▶ Aim of the task:
Output the material exactly, but drop every image it holds.

▶ Data extract:
────

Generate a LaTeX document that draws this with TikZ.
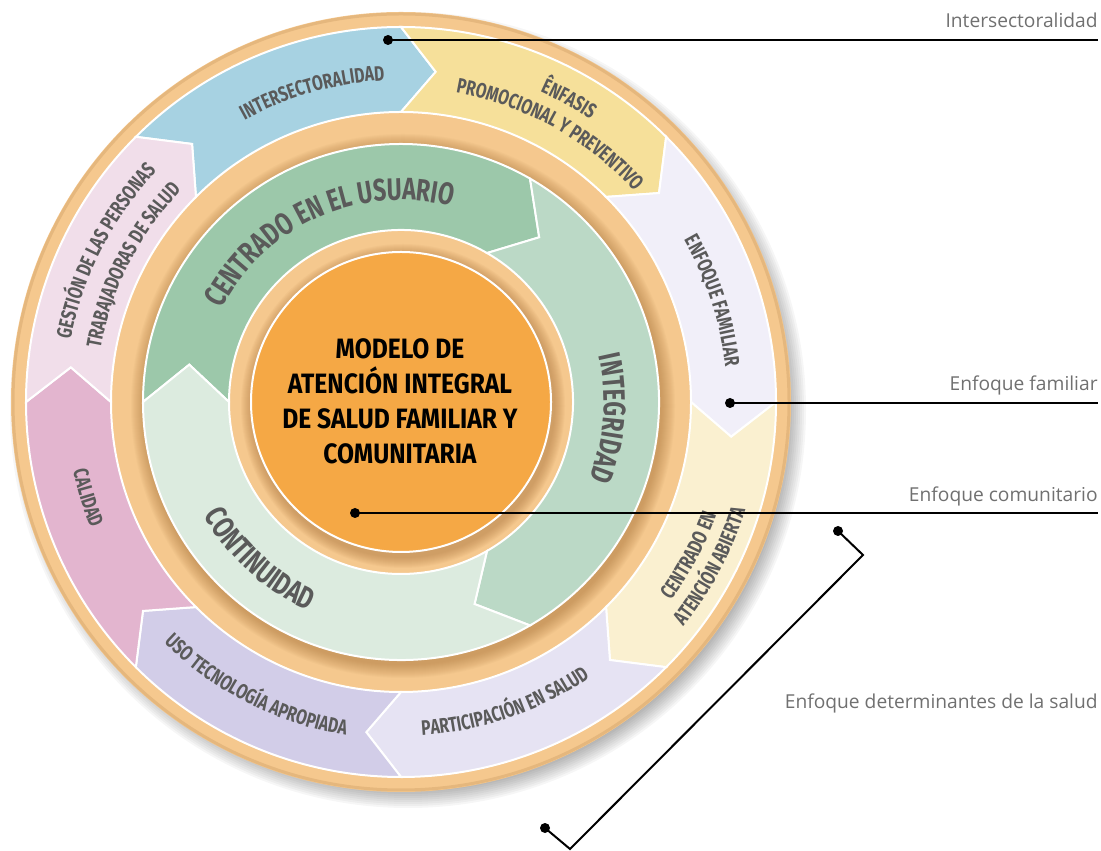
\documentclass[tikz,border=0pt]{standalone}
\usepackage{fontspec}
\setmainfont{Fira Sans}
\newfontfamily\bandfont[FakeStretch=0.74]{Fira Sans}
\newfontfamily\corefont[FakeStretch=0.88]{Fira Sans}
\newfontfamily\notefont{Open Sans}
\usetikzlibrary{decorations.text}

\definecolor{tanring}{HTML}{F5C88E}
\definecolor{tandark}{HTML}{A8733A}
\definecolor{inter}{HTML}{A7D2E2}
\definecolor{enfasis}{HTML}{F6E09A}
\definecolor{familiar}{HTML}{F1EFF9}
\definecolor{abierta}{HTML}{FAF0D0}
\definecolor{particip}{HTML}{E6E3F3}
\definecolor{tecno}{HTML}{D2CDE8}
\definecolor{calidad}{HTML}{E3B5CF}
\definecolor{gestion}{HTML}{F1DEEA}
\definecolor{usuario}{HTML}{9CC8AA}
\definecolor{integri}{HTML}{BBD9C6}
\definecolor{continu}{HTML}{DCEBDF}
\definecolor{core}{HTML}{F5A845}
\definecolor{segtext}{HTML}{5A5A5A}
\definecolor{notetext}{HTML}{707070}

\tikzset{
  seg/.style={fill=#1, draw=white, line width=1pt},
  bandtext/.style={decorate, decoration={text along path, text align=center,
      text color=segtext, text={|\bandfont\bfseries\fontsize{10.5}{12}\selectfont|#1}}},
  bigtext/.style={decorate, decoration={text along path, text align=center,
      text color=segtext, text={|\bandfont\bfseries\fontsize{15.5}{18}\selectfont|#1}}},
  coretext/.style={font=\corefont\bfseries\fontsize{14}{17.5}\selectfont,
      align=center, text=black},
  dotmark/.style={circle, fill=black, inner sep=0pt, minimum size=5pt},
  leader/.style={line width=1pt},
  notelabel/.style={font=\notefont\fontsize{9.6}{11}\selectfont, text=notetext,
      inner sep=0pt}
}

\begin{document}
\begin{tikzpicture}[x=0.5pt, y=0.5pt]
  \useasboundingbox (0,0) rectangle (1101,850);

  % Shadow of the disc
  \foreach \k in {0,...,9}
    \fill[black, opacity=0.035] (408,440) circle[radius=398-2*\k];

  % Outer tan disc
  \fill[tanring] (401,448) circle[radius=390];
  \draw[tandark, opacity=0.2, line width=1.5pt] (401,448) circle[radius=388];

  \begin{scope}[shift={(401,448)}]
    % Outer band, eight arrows turning clockwise
    \foreach \s/\col in {135/inter, 90/enfasis, 45/familiar, 0/abierta,
        -45/particip, -90/tecno, -135/calidad, 180/gestion}
      \draw[seg=\col] (\s:375) arc[start angle=\s, end angle=\s-45, radius=375]
        -- ({\s-51}:332) -- ({\s-45}:290)
        arc[start angle=\s-45, end angle=\s, radius=290]
        -- ({\s-6}:332) -- cycle;

    % Shade of the middle band on the tan ring
    \foreach \k in {0,...,13}
      \fill[tandark, opacity=0.045] (2,-4) circle[radius=272-\k];
    \fill[tanring] (0,0) circle[radius=172];

    % Middle band, three arrows
    \foreach \s/\col in {180/usuario, 60/integri, -60/continu}
      \draw[seg=\col] (\s:258) arc[start angle=\s, end angle=\s-120, radius=258]
        -- ({\s-130}:215) -- ({\s-120}:172)
        arc[start angle=\s-120, end angle=\s, radius=172]
        -- ({\s-10}:215) -- cycle;

    % Core
    \foreach \k in {0,...,10}
      \fill[tandark, opacity=0.05] (2,-4) circle[radius=162-\k];
    \node[circle, fill=core, draw=white, line width=1pt, inner sep=0pt,
      minimum size=150pt] (core) at (0,0) {};
    \node[coretext] (coretitle) at (-1,1)
      {MODELO DE\\ATENCIÓN INTEGRAL\\DE SALUD FAMILIAR Y\\COMUNITARIA};

    % Outer band labels
    \path[bandtext=INTERSECTORALIDAD]
      (151:322) arc[start angle=151, end angle=61, radius=322];
    \path[bandtext=ÊNFASIS]
      (106:340) arc[start angle=106, end angle=16, radius=340];
    \path[bandtext=PROMOCIONAL Y PREVENTIVO]
      (106:314) arc[start angle=106, end angle=16, radius=314];
    \path[bandtext=ENFOQUE FAMILIAR]
      (63:326) arc[start angle=63, end angle=-27, radius=326];
    \path[bandtext=CENTRADO EN]
      (-73:335) arc[start angle=-73, end angle=17, radius=335];
    \path[bandtext=ATENCIÓN ABIERTA]
      (-73:361) arc[start angle=-73, end angle=17, radius=361];
    \path[bandtext=PARTICIPACIÓN EN SALUD]
      (-116:334) arc[start angle=-116, end angle=-26, radius=334];
    \path[bandtext=USO TECNOLOGÍA APROPIADA]
      (-162:338) arc[start angle=-162, end angle=-72, radius=338];
    \path[bandtext=CALIDAD]
      (-208:335) arc[start angle=-208, end angle=-118, radius=335];
    \path[bandtext=GESTIÓN DE LAS PERSONAS]
      (198:336) arc[start angle=198, end angle=108, radius=336];
    \path[bandtext=TRABAJADORAS DE SALUD]
      (198:305) arc[start angle=198, end angle=108, radius=305];

    % Middle band labels
    \path[bigtext=CENTRADO EN EL USUARIO]
      (184:202) arc[start angle=184, end angle=44, radius=202];
    \path[bigtext=INTEGRIDAD]
      (65:203) arc[start angle=65, end angle=-74, radius=203];
    \path[bigtext=CONTINUIDAD]
      (-202:228) arc[start angle=-202, end angle=-62, radius=228];
  \end{scope}

  % Intersectoralidad
  \node[dotmark] (dInter) at (388,810) {};
  \coordinate (eInter) at (1098,810);
  \draw[leader] (dInter.center) -- (eInter);
  \node[notelabel, anchor=base east] (nInter) at (1098,822) {Intersectoralidad};

  % Enfoque familiar
  \node[dotmark] (dFamiliar) at (730,447) {};
  \coordinate (eFamiliar) at (1098,447);
  \draw[leader] (dFamiliar.center) -- (eFamiliar);
  \node[notelabel, anchor=base east] (nFamiliar) at (1098,459) {Enfoque familiar};

  % Enfoque comunitario
  \node[dotmark] (dComunit) at (355,337) {};
  \coordinate (eComunit) at (1098,337);
  \draw[leader] (dComunit.center) -- (eComunit);
  \node[notelabel, anchor=base east] (nComunit) at (1098,348) {Enfoque comunitario};

  % Enfoque determinantes de la salud
  \node[dotmark] (dDetA) at (838,319) {};
  \node[dotmark] (dDetB) at (545,22) {};
  \coordinate (kDetA) at (863,295);
  \coordinate (kDetB) at (570,1);
  \draw[leader] (dDetA.center) -- (kDetA) -- (kDetB) -- (dDetB.center);
  \node[notelabel, anchor=base east] (nDet) at (1098,141)
    {Enfoque determinantes de la salud};
\end{tikzpicture}
\end{document}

────

▶ Result of the exercise:
Generate a LaTeX document that draws this with TikZ.
\documentclass[tikz,border=0pt]{standalone}
\usepackage{fontspec}
\setmainfont{Fira Sans}
\newfontfamily\bandfont[FakeStretch=0.74]{Fira Sans}
\newfontfamily\corefont[FakeStretch=0.88]{Fira Sans}
\newfontfamily\notefont{Open Sans}
\usetikzlibrary{decorations.text}

\definecolor{tanring}{HTML}{F5C88E}
\definecolor{tandark}{HTML}{A8733A}
\definecolor{inter}{HTML}{A7D2E2}
\definecolor{enfasis}{HTML}{F6E09A}
\definecolor{familiar}{HTML}{F1EFF9}
\definecolor{abierta}{HTML}{FAF0D0}
\definecolor{particip}{HTML}{E6E3F3}
\definecolor{tecno}{HTML}{D2CDE8}
\definecolor{calidad}{HTML}{E3B5CF}
\definecolor{gestion}{HTML}{F1DEEA}
\definecolor{usuario}{HTML}{9CC8AA}
\definecolor{integri}{HTML}{BBD9C6}
\definecolor{continu}{HTML}{DCEBDF}
\definecolor{core}{HTML}{F5A845}
\definecolor{segtext}{HTML}{5A5A5A}
\definecolor{notetext}{HTML}{707070}

\tikzset{
  seg/.style={fill=#1, draw=white, line width=1pt},
  bandtext/.style={decorate, decoration={text along path, text align=center,
      text color=segtext, text={|\bandfont\bfseries\fontsize{10.5}{12}\selectfont|#1}}},
  bigtext/.style={decorate, decoration={text along path, text align=center,
      text color=segtext, text={|\bandfont\bfseries\fontsize{15.5}{18}\selectfont|#1}}},
  coretext/.style={font=\corefont\bfseries\fontsize{14}{17.5}\selectfont,
      align=center, text=black},
  dotmark/.style={circle, fill=black, inner sep=0pt, minimum size=5pt},
  leader/.style={line width=1pt},
  notelabel/.style={font=\notefont\fontsize{9.6}{11}\selectfont, text=notetext,
      inner sep=0pt}
}

\begin{document}
\begin{tikzpicture}[x=0.5pt, y=0.5pt]
  \useasboundingbox (0,0) rectangle (1101,850);

  % Shadow of the disc
  \foreach \k in {0,...,9}
    \fill[black, opacity=0.035] (408,440) circle[radius=398-2*\k];

  % Outer tan disc
  \fill[tanring] (401,448) circle[radius=390];
  \draw[tandark, opacity=0.2, line width=1.5pt] (401,448) circle[radius=388];

  \begin{scope}[shift={(401,448)}]
    % Outer band, eight arrows turning clockwise
    \foreach \s/\col in {135/inter, 90/enfasis, 45/familiar, 0/abierta,
        -45/particip, -90/tecno, -135/calidad, 180/gestion}
      \draw[seg=\col] (\s:375) arc[start angle=\s, end angle=\s-45, radius=375]
        -- ({\s-51}:332) -- ({\s-45}:290)
        arc[start angle=\s-45, end angle=\s, radius=290]
        -- ({\s-6}:332) -- cycle;

    % Shade of the middle band on the tan ring
    \foreach \k in {0,...,13}
      \fill[tandark, opacity=0.045] (2,-4) circle[radius=272-\k];
    \fill[tanring] (0,0) circle[radius=172];

    % Middle band, three arrows
    \foreach \s/\col in {180/usuario, 60/integri, -60/continu}
      \draw[seg=\col] (\s:258) arc[start angle=\s, end angle=\s-120, radius=258]
        -- ({\s-130}:215) -- ({\s-120}:172)
        arc[start angle=\s-120, end angle=\s, radius=172]
        -- ({\s-10}:215) -- cycle;

    % Core
    \foreach \k in {0,...,10}
      \fill[tandark, opacity=0.05] (2,-4) circle[radius=162-\k];
    \node[circle, fill=core, draw=white, line width=1pt, inner sep=0pt,
      minimum size=150pt] (core) at (0,0) {};
    \node[coretext] (coretitle) at (-1,1)
      {MODELO DE\\ATENCIÓN INTEGRAL\\DE SALUD FAMILIAR Y\\COMUNITARIA};

    % Outer band labels
    \path[bandtext=INTERSECTORALIDAD]
      (151:322) arc[start angle=151, end angle=61, radius=322];
    \path[bandtext=ÊNFASIS]
      (106:340) arc[start angle=106, end angle=16, radius=340];
    \path[bandtext=PROMOCIONAL Y PREVENTIVO]
      (106:314) arc[start angle=106, end angle=16, radius=314];
    \path[bandtext=ENFOQUE FAMILIAR]
      (63:326) arc[start angle=63, end angle=-27, radius=326];
    \path[bandtext=CENTRADO EN]
      (-73:335) arc[start angle=-73, end angle=17, radius=335];
    \path[bandtext=ATENCIÓN ABIERTA]
      (-73:361) arc[start angle=-73, end angle=17, radius=361];
    \path[bandtext=PARTICIPACIÓN EN SALUD]
      (-116:334) arc[start angle=-116, end angle=-26, radius=334];
    \path[bandtext=USO TECNOLOGÍA APROPIADA]
      (-162:338) arc[start angle=-162, end angle=-72, radius=338];
    \path[bandtext=CALIDAD]
      (-208:335) arc[start angle=-208, end angle=-118, radius=335];
    \path[bandtext=GESTIÓN DE LAS PERSONAS]
      (198:336) arc[start angle=198, end angle=108, radius=336];
    \path[bandtext=TRABAJADORAS DE SALUD]
      (198:305) arc[start angle=198, end angle=108, radius=305];

    % Middle band labels
    \path[bigtext=CENTRADO EN EL USUARIO]
      (184:202) arc[start angle=184, end angle=44, radius=202];
    \path[bigtext=INTEGRIDAD]
      (65:203) arc[start angle=65, end angle=-74, radius=203];
    \path[bigtext=CONTINUIDAD]
      (-202:228) arc[start angle=-202, end angle=-62, radius=228];
  \end{scope}

  % Intersectoralidad
  \node[dotmark] (dInter) at (388,810) {};
  \coordinate (eInter) at (1098,810);
  \draw[leader] (dInter.center) -- (eInter);
  \node[notelabel, anchor=base east] (nInter) at (1098,822) {Intersectoralidad};

  % Enfoque familiar
  \node[dotmark] (dFamiliar) at (730,447) {};
  \coordinate (eFamiliar) at (1098,447);
  \draw[leader] (dFamiliar.center) -- (eFamiliar);
  \node[notelabel, anchor=base east] (nFamiliar) at (1098,459) {Enfoque familiar};

  % Enfoque comunitario
  \node[dotmark] (dComunit) at (355,337) {};
  \coordinate (eComunit) at (1098,337);
  \draw[leader] (dComunit.center) -- (eComunit);
  \node[notelabel, anchor=base east] (nComunit) at (1098,348) {Enfoque comunitario};

  % Enfoque determinantes de la salud
  \node[dotmark] (dDetA) at (838,319) {};
  \node[dotmark] (dDetB) at (545,22) {};
  \coordinate (kDetA) at (863,295);
  \coordinate (kDetB) at (570,1);
  \draw[leader] (dDetA.center) -- (kDetA) -- (kDetB) -- (dDetB.center);
  \node[notelabel, anchor=base east] (nDet) at (1098,141)
    {Enfoque determinantes de la salud};
\end{tikzpicture}
\end{document}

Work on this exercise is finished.